THE EXERCISE » Everything from the line containing "What Bokeh code" to the line containing "from bokeh.core.properties import value", both lines included, must be copied exactly; nothing else should be.

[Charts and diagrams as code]
--- START ---

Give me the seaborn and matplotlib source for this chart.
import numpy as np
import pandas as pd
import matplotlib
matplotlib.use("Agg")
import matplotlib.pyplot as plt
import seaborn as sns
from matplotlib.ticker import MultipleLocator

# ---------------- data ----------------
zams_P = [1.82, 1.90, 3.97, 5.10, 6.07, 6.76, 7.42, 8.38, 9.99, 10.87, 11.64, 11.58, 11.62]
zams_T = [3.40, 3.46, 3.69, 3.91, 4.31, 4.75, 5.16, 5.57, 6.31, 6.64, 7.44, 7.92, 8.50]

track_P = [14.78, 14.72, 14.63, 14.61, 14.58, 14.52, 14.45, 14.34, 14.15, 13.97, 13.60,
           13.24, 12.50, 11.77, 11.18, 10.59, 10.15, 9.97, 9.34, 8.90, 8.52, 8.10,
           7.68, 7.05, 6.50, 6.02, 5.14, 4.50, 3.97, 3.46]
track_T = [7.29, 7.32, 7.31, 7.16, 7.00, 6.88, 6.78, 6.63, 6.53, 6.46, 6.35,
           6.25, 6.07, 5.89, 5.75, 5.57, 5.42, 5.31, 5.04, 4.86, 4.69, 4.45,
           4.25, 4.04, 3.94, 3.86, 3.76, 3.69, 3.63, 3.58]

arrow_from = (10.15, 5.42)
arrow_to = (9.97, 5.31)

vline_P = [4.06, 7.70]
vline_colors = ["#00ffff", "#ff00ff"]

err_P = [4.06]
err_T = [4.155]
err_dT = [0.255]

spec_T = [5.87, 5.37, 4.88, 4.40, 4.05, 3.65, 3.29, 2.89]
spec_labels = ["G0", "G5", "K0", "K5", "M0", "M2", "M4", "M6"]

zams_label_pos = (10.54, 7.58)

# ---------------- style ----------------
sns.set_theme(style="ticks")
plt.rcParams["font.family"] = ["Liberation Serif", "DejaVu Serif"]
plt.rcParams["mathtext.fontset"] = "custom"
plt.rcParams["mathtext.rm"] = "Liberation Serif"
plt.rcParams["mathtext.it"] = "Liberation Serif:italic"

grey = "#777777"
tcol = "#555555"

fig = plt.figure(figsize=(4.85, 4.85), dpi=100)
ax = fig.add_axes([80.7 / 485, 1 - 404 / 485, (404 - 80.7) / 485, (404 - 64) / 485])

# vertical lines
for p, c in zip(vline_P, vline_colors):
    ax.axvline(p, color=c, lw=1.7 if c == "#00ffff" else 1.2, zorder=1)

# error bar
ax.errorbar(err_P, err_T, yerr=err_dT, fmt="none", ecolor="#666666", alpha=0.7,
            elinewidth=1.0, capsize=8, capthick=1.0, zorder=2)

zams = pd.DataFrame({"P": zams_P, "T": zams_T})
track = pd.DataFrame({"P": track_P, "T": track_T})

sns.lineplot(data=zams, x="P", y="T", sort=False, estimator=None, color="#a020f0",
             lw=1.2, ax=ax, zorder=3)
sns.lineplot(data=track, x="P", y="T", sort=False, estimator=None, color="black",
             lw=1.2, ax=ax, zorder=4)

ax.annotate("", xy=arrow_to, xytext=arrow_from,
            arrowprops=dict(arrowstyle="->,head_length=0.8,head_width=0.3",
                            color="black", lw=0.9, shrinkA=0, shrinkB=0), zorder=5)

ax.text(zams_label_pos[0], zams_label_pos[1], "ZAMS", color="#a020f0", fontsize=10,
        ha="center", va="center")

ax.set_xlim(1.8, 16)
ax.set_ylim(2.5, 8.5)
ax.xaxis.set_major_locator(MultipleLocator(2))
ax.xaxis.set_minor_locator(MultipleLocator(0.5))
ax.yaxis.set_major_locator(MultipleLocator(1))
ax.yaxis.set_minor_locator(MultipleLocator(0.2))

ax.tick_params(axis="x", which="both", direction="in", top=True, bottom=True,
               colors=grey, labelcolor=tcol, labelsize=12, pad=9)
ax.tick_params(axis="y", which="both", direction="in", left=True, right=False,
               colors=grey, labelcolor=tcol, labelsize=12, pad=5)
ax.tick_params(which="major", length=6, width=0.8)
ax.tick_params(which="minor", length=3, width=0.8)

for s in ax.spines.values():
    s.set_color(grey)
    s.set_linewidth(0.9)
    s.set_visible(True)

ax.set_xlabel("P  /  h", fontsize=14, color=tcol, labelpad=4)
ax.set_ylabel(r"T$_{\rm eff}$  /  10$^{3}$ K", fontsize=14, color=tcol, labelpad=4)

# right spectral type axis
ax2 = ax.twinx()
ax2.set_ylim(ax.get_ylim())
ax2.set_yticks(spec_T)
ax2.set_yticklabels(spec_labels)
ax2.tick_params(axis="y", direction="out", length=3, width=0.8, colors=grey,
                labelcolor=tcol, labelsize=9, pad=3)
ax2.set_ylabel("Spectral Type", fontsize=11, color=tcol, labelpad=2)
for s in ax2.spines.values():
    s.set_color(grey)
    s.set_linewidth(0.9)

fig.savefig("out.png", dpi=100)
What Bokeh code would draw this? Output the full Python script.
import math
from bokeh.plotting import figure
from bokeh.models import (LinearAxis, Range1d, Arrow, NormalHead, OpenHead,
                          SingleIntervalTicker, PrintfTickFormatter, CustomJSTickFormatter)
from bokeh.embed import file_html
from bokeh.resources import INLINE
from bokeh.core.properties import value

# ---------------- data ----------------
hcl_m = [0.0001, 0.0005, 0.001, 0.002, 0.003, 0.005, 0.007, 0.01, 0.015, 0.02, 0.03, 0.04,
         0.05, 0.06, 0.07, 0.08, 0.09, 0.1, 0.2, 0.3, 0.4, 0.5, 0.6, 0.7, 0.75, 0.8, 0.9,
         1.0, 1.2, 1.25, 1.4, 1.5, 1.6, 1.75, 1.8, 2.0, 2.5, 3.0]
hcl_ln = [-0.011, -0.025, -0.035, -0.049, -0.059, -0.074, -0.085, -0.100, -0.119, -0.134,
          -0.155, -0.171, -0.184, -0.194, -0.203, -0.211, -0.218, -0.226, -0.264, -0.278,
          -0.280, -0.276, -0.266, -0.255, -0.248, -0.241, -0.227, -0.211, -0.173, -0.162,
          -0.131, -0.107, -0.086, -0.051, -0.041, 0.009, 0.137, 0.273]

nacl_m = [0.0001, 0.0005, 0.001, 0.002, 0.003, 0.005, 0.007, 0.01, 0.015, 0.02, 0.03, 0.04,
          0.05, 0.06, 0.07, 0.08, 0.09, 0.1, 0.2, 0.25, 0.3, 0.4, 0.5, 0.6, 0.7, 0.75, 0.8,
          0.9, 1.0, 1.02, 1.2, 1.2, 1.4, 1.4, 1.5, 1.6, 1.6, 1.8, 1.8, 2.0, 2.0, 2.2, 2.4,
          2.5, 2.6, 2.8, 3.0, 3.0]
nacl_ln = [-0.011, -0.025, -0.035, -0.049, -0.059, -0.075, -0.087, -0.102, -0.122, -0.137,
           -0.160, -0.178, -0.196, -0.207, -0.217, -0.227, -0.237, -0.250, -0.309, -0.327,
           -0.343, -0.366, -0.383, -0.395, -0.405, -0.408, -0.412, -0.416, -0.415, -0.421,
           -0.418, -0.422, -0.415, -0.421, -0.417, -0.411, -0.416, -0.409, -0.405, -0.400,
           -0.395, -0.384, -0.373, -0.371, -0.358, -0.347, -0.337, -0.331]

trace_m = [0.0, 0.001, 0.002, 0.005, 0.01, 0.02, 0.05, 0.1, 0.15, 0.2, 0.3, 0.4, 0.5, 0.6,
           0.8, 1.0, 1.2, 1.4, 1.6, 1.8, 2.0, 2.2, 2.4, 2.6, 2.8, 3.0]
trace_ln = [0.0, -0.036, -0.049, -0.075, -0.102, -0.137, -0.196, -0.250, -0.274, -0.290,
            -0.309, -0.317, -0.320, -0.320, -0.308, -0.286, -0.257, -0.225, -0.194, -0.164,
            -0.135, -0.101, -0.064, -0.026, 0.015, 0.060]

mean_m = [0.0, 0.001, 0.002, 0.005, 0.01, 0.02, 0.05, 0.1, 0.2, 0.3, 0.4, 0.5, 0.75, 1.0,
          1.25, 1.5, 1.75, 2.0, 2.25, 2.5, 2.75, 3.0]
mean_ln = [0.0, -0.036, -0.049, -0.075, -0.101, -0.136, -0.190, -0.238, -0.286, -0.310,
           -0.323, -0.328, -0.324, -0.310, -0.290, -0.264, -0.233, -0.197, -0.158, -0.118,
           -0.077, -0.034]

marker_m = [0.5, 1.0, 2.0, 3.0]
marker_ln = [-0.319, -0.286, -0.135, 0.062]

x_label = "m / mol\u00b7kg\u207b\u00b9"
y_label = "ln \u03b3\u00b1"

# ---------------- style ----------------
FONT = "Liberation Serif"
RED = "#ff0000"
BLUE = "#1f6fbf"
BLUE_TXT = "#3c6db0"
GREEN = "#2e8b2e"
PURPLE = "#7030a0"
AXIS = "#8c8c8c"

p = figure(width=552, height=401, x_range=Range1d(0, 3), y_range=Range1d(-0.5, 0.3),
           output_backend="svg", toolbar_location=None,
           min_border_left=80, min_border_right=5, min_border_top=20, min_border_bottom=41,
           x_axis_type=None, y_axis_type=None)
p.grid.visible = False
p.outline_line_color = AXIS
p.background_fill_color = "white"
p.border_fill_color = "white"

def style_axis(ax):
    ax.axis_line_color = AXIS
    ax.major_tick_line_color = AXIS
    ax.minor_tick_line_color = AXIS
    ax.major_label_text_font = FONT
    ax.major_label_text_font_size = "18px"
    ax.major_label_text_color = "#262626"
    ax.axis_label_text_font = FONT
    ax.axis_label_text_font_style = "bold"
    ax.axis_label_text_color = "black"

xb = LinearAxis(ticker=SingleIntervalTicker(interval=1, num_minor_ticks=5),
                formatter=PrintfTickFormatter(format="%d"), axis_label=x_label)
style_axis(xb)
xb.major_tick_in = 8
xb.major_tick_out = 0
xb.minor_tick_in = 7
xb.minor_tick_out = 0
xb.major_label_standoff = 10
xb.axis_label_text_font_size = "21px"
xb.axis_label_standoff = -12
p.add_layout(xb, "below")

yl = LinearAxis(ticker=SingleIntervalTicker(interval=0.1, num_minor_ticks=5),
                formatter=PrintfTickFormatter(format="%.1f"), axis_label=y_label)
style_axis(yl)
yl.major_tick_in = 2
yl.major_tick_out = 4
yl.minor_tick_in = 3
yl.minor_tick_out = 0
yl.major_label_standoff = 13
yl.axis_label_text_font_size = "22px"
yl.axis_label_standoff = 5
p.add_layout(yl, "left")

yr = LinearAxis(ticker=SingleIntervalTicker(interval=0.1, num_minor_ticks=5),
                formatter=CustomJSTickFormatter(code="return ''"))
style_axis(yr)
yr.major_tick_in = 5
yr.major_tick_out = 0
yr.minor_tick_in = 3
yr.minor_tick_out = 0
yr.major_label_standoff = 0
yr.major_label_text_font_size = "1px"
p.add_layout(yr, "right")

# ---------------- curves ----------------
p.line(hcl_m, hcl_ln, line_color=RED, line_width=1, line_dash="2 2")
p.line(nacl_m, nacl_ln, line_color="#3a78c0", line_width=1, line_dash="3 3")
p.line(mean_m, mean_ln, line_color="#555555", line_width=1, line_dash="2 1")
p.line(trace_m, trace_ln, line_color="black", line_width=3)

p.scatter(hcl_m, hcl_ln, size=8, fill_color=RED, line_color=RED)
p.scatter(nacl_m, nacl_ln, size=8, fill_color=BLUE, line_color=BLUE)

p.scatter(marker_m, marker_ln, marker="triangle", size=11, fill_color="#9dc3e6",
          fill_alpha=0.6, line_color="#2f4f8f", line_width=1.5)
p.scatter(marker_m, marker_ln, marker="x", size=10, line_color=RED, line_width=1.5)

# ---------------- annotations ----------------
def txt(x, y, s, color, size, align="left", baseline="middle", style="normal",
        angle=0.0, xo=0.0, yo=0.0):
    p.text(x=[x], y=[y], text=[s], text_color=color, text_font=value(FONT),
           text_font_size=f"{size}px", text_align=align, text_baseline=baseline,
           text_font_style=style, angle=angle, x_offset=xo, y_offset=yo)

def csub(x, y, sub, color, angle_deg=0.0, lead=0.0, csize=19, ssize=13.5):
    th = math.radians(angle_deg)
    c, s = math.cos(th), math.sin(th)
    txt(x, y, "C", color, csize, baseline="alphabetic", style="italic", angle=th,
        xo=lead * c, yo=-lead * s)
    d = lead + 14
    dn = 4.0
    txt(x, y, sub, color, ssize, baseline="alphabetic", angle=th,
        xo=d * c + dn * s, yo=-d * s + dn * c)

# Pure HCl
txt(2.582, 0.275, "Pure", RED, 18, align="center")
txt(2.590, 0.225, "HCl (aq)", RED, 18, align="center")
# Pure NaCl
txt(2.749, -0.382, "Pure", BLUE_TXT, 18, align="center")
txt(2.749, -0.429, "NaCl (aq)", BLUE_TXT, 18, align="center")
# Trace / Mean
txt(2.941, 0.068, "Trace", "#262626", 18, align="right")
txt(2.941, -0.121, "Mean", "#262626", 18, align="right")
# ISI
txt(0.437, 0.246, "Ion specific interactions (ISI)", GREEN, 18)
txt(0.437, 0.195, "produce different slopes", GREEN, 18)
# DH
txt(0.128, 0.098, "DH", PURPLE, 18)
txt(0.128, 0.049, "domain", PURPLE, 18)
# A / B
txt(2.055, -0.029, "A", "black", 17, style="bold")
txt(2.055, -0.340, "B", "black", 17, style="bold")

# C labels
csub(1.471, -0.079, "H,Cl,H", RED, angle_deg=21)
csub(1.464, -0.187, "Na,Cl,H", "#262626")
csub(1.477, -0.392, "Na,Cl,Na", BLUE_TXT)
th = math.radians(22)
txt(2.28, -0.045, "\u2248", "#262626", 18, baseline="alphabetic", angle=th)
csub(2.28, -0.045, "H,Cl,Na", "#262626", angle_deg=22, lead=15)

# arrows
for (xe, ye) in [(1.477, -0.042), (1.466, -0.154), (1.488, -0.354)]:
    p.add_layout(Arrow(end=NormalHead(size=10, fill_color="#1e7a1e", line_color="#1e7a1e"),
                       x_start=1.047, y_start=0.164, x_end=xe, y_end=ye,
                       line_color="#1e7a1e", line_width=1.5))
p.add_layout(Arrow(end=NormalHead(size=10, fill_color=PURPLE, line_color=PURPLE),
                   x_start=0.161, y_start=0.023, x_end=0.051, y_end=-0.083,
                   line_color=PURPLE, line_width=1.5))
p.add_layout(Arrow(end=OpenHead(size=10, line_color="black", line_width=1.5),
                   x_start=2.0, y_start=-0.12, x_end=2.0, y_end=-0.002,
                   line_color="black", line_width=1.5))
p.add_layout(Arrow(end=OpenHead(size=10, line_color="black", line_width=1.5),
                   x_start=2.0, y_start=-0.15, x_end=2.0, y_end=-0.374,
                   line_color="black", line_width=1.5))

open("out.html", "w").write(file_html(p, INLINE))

--- END ---

SOLUTION FOR THIS PROBLEM »
What Bokeh code would draw this? Output the full Python script.
import math
from bokeh.plotting import figure
from bokeh.models import (LinearAxis, Range1d, Arrow, NormalHead, OpenHead,
                          SingleIntervalTicker, PrintfTickFormatter, CustomJSTickFormatter)
from bokeh.embed import file_html
from bokeh.resources import INLINE
from bokeh.core.properties import value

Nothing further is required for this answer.